I originally got here when I opened {T230700: Special:RandomInCategory does not return all pages with equal probability} a while ago. I notice that my original example from T230700 was working through AfC work queues, and so is the example given by Ahecht, above. Makes me think that the AfC use case may be different from most other things happening on the wiki. I'm wondering if this could be solved by occasionally re-populating page_random?
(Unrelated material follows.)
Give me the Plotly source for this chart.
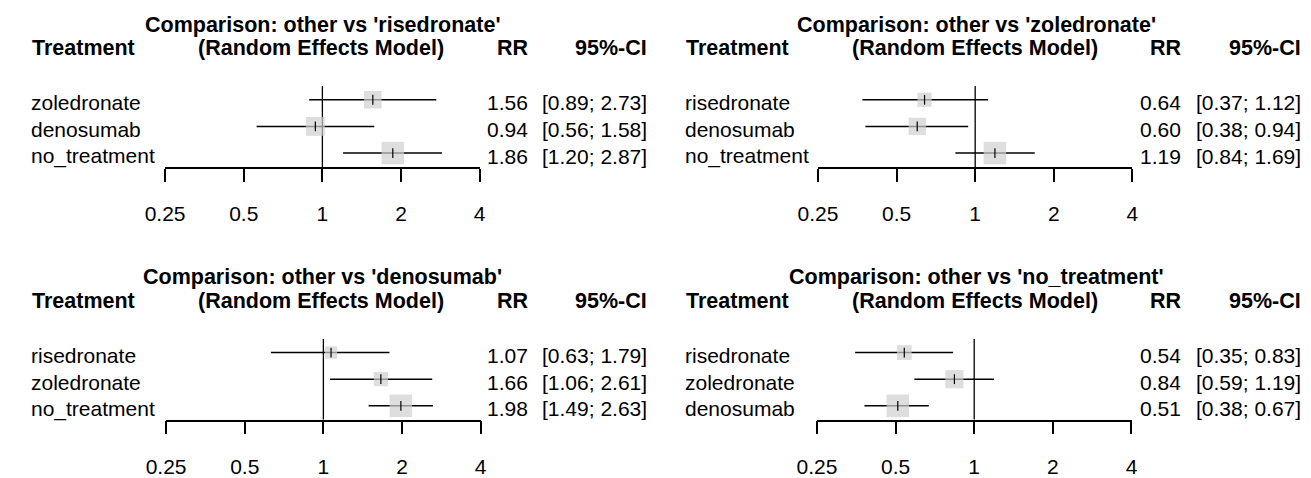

I could see a couple of possible variations on this.

  1. Every time you pick something via Special:RandomInCategory, you pick a new random value for just the page_random value for the item you picked. That obviously implies turning a read-only operation into a write. I don't know how often that API is called, so I don't know how expensive that would be.
  1. As a variation on this, only pick a new random value some percentage of the time. Say, if the current time modulo 1000 is < R, where R is some tunable parameter.
  1. Provide an API call to force a re-randomization of a category's page_random values. There could be a bot that does this once a day, or whatever.